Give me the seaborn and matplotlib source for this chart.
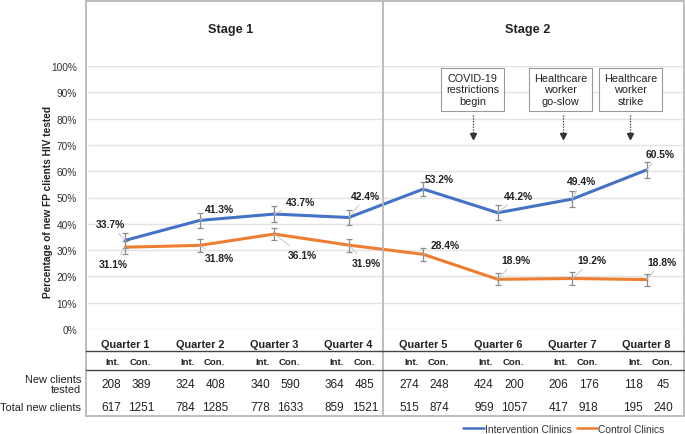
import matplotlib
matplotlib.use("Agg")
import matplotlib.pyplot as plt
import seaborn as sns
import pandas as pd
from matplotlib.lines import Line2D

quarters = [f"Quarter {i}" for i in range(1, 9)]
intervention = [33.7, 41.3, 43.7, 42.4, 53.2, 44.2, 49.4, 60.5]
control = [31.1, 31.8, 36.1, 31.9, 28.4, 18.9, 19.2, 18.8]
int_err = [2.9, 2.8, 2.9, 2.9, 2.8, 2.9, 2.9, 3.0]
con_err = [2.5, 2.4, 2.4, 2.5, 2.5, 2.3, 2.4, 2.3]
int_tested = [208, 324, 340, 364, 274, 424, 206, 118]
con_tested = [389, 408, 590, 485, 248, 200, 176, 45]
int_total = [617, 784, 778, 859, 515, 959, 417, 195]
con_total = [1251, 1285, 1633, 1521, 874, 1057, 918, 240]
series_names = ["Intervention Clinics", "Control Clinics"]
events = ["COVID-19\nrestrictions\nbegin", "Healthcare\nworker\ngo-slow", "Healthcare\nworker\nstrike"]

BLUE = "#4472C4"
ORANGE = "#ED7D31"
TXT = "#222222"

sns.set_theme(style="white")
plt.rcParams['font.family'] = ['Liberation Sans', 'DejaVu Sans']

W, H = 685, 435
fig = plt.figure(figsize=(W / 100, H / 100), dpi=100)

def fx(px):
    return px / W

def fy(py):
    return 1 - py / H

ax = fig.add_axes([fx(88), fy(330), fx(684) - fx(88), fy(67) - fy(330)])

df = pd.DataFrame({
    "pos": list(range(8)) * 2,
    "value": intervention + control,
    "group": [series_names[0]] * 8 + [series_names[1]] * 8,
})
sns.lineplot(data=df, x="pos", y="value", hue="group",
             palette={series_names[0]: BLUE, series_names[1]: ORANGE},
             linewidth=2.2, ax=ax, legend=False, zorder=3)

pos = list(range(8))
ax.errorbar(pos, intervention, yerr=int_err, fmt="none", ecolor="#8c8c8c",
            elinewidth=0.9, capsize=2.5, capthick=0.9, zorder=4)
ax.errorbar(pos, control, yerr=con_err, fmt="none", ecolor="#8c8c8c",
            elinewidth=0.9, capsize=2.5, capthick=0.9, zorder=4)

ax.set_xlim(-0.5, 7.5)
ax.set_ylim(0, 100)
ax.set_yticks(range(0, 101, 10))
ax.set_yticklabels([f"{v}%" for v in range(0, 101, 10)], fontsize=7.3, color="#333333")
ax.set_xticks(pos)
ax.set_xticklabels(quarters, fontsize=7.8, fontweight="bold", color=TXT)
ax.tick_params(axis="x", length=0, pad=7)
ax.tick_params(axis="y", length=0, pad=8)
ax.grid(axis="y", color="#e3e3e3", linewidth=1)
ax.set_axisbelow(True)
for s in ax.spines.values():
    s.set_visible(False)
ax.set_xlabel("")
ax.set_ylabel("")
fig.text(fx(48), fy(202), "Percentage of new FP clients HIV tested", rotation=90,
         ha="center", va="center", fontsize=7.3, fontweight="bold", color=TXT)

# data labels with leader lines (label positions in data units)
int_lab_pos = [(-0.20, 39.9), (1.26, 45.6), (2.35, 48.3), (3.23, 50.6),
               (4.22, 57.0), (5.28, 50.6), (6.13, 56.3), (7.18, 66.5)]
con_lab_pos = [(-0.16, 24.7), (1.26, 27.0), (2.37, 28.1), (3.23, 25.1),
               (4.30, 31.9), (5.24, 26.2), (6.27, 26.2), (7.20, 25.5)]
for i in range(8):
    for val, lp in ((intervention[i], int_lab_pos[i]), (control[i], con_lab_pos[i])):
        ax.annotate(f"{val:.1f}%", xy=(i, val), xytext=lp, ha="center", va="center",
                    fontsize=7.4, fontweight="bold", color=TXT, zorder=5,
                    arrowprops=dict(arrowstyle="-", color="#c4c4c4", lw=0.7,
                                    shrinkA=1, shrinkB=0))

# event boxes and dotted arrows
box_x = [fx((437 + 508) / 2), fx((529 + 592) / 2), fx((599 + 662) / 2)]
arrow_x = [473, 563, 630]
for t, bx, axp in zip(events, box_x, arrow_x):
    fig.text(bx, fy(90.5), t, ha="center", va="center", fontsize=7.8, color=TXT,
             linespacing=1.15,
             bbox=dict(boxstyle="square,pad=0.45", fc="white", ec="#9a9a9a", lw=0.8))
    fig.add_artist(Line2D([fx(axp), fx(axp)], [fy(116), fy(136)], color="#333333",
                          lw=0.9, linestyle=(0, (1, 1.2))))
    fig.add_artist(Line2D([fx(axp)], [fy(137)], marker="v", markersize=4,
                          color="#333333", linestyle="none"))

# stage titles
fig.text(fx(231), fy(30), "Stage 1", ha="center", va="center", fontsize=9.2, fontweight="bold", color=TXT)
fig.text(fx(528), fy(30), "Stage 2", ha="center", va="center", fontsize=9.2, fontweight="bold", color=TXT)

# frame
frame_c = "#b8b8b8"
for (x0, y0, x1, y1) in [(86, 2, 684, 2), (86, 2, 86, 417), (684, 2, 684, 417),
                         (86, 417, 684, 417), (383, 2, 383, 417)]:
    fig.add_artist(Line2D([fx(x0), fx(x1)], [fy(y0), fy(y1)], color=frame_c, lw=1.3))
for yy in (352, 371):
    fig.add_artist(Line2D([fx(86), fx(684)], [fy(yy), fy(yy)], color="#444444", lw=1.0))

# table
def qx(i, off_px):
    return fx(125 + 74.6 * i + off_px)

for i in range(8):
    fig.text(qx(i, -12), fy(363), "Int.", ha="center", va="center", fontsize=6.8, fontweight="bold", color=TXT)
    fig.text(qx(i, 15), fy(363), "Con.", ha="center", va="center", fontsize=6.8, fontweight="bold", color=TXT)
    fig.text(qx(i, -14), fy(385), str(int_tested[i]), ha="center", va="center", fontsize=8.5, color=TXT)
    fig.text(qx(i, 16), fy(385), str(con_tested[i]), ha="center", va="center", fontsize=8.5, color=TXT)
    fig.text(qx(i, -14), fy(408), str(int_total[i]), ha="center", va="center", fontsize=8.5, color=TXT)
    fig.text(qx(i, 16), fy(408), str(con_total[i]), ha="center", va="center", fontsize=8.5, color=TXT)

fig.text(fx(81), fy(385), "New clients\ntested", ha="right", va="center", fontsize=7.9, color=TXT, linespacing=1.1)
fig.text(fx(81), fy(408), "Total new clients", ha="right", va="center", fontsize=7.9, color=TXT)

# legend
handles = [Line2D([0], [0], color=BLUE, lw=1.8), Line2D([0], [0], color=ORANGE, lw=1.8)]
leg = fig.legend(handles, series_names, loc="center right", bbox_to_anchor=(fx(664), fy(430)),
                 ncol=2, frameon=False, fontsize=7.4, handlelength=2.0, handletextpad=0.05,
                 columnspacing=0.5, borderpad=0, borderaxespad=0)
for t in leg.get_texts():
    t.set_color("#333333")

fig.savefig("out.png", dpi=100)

- - - - - - -

— Required task —
From the first line above down to the line with "from matplotlib.lines import Line2D", reproduce every line and no others, omitting pictures.

— Solution for this problem —
Give me the seaborn and matplotlib source for this chart.
import matplotlib
matplotlib.use("Agg")
import matplotlib.pyplot as plt
import seaborn as sns
import pandas as pd
from matplotlib.lines import Line2D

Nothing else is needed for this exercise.